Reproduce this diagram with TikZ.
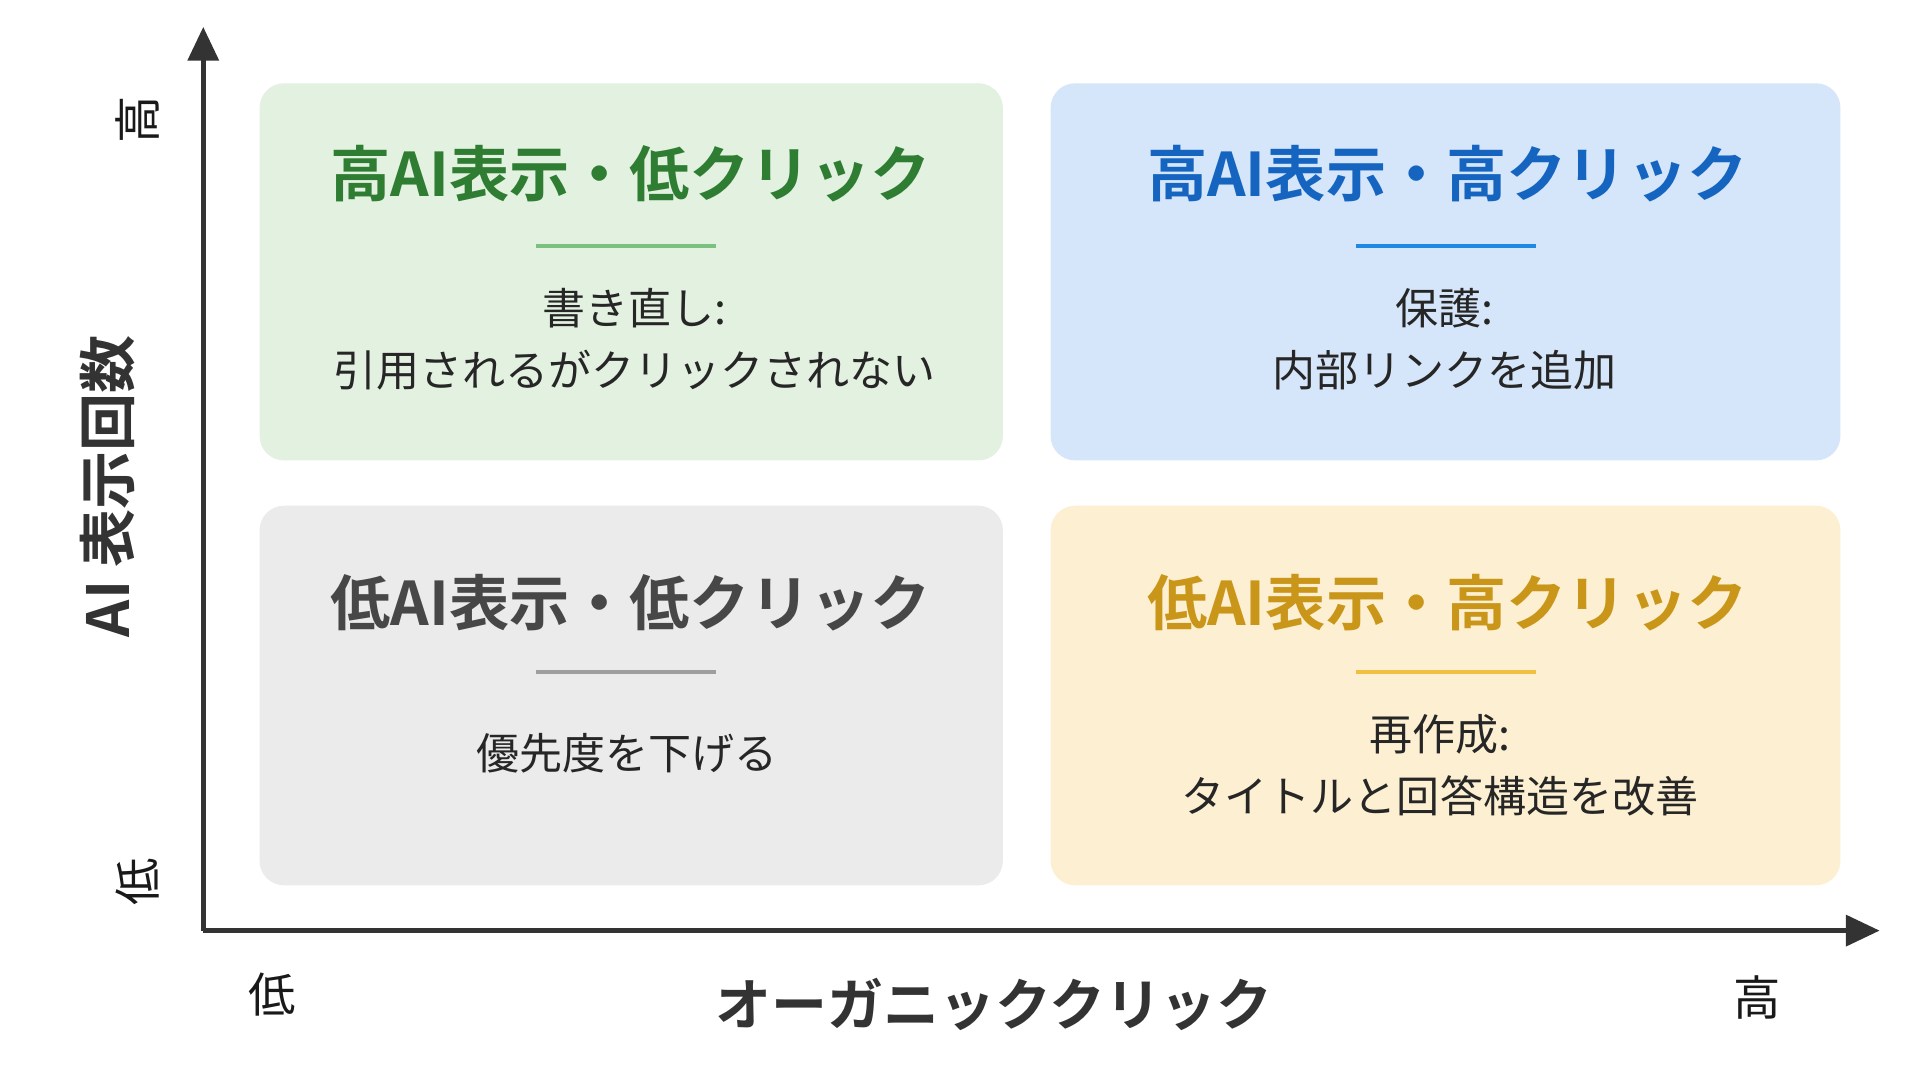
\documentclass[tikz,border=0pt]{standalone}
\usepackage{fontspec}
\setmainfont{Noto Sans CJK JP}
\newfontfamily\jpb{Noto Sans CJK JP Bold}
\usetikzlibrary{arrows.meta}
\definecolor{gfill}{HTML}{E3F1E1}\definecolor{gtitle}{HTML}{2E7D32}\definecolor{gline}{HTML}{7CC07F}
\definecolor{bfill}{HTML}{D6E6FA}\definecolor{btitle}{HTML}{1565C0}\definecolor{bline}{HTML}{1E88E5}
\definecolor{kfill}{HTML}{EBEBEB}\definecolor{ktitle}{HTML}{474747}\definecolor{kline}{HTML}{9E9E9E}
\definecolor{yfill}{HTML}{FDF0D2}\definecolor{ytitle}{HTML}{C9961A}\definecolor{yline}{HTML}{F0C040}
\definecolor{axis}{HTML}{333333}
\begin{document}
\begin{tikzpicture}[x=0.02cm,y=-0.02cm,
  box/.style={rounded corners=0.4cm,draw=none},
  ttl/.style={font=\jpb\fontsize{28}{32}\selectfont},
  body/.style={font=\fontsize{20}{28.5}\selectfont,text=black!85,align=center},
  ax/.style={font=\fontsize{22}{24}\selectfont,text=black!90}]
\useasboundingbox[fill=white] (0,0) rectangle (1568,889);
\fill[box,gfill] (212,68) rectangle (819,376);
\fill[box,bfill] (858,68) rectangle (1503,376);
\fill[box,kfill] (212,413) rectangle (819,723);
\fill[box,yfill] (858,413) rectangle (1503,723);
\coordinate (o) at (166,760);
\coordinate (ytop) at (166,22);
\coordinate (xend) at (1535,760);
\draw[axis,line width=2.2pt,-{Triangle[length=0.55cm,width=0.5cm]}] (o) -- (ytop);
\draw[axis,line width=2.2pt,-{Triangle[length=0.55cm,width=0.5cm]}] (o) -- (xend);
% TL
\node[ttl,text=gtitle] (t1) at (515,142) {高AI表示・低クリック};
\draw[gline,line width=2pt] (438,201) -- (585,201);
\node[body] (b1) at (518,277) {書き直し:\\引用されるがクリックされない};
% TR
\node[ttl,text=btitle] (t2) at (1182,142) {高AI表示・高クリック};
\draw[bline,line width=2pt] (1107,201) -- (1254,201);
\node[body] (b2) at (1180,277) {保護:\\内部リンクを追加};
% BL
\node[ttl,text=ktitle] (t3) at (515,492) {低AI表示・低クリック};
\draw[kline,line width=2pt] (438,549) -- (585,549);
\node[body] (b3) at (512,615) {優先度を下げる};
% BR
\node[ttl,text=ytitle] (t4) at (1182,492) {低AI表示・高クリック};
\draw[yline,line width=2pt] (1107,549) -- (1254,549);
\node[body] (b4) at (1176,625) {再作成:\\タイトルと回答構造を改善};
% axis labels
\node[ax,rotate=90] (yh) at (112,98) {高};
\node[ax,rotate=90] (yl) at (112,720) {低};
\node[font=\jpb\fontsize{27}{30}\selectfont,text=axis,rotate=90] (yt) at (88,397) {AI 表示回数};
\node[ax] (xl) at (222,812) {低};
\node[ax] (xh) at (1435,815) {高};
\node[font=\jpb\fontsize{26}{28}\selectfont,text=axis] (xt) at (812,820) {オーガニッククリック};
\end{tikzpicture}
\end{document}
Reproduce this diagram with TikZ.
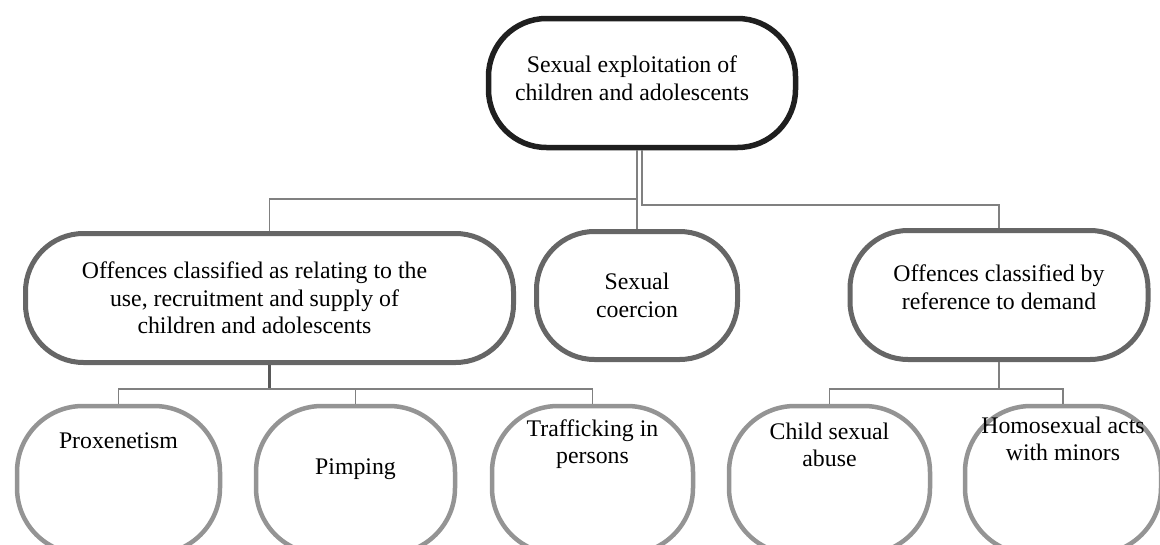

§ EXERCISE PROMPT
Quote every record above exactly, leaving out any pictures.

§ FINISHED TASK
Reproduce this diagram with TikZ.
\documentclass[tikz,border=0pt]{standalone}
\usepackage{fontspec}
\setmainfont{Noto Sans CJK JP}
\newfontfamily\jpb{Noto Sans CJK JP Bold}
\usetikzlibrary{arrows.meta}
\definecolor{gfill}{HTML}{E3F1E1}\definecolor{gtitle}{HTML}{2E7D32}\definecolor{gline}{HTML}{7CC07F}
\definecolor{bfill}{HTML}{D6E6FA}\definecolor{btitle}{HTML}{1565C0}\definecolor{bline}{HTML}{1E88E5}
\definecolor{kfill}{HTML}{EBEBEB}\definecolor{ktitle}{HTML}{474747}\definecolor{kline}{HTML}{9E9E9E}
\definecolor{yfill}{HTML}{FDF0D2}\definecolor{ytitle}{HTML}{C9961A}\definecolor{yline}{HTML}{F0C040}
\definecolor{axis}{HTML}{333333}
\begin{document}
\begin{tikzpicture}[x=0.02cm,y=-0.02cm,
  box/.style={rounded corners=0.4cm,draw=none},
  ttl/.style={font=\jpb\fontsize{28}{32}\selectfont},
  body/.style={font=\fontsize{20}{28.5}\selectfont,text=black!85,align=center},
  ax/.style={font=\fontsize{22}{24}\selectfont,text=black!90}]
\useasboundingbox[fill=white] (0,0) rectangle (1568,889);
\fill[box,gfill] (212,68) rectangle (819,376);
\fill[box,bfill] (858,68) rectangle (1503,376);
\fill[box,kfill] (212,413) rectangle (819,723);
\fill[box,yfill] (858,413) rectangle (1503,723);
\coordinate (o) at (166,760);
\coordinate (ytop) at (166,22);
\coordinate (xend) at (1535,760);
\draw[axis,line width=2.2pt,-{Triangle[length=0.55cm,width=0.5cm]}] (o) -- (ytop);
\draw[axis,line width=2.2pt,-{Triangle[length=0.55cm,width=0.5cm]}] (o) -- (xend);
% TL
\node[ttl,text=gtitle] (t1) at (515,142) {高AI表示・低クリック};
\draw[gline,line width=2pt] (438,201) -- (585,201);
\node[body] (b1) at (518,277) {書き直し:\\引用されるがクリックされない};
% TR
\node[ttl,text=btitle] (t2) at (1182,142) {高AI表示・高クリック};
\draw[bline,line width=2pt] (1107,201) -- (1254,201);
\node[body] (b2) at (1180,277) {保護:\\内部リンクを追加};
% BL
\node[ttl,text=ktitle] (t3) at (515,492) {低AI表示・低クリック};
\draw[kline,line width=2pt] (438,549) -- (585,549);
\node[body] (b3) at (512,615) {優先度を下げる};
% BR
\node[ttl,text=ytitle] (t4) at (1182,492) {低AI表示・高クリック};
\draw[yline,line width=2pt] (1107,549) -- (1254,549);
\node[body] (b4) at (1176,625) {再作成:\\タイトルと回答構造を改善};
% axis labels
\node[ax,rotate=90] (yh) at (112,98) {高};
\node[ax,rotate=90] (yl) at (112,720) {低};
\node[font=\jpb\fontsize{27}{30}\selectfont,text=axis,rotate=90] (yt) at (88,397) {AI 表示回数};
\node[ax] (xl) at (222,812) {低};
\node[ax] (xh) at (1435,815) {高};
\node[font=\jpb\fontsize{26}{28}\selectfont,text=axis] (xt) at (812,820) {オーガニッククリック};
\end{tikzpicture}
\end{document}
Reproduce this diagram with TikZ.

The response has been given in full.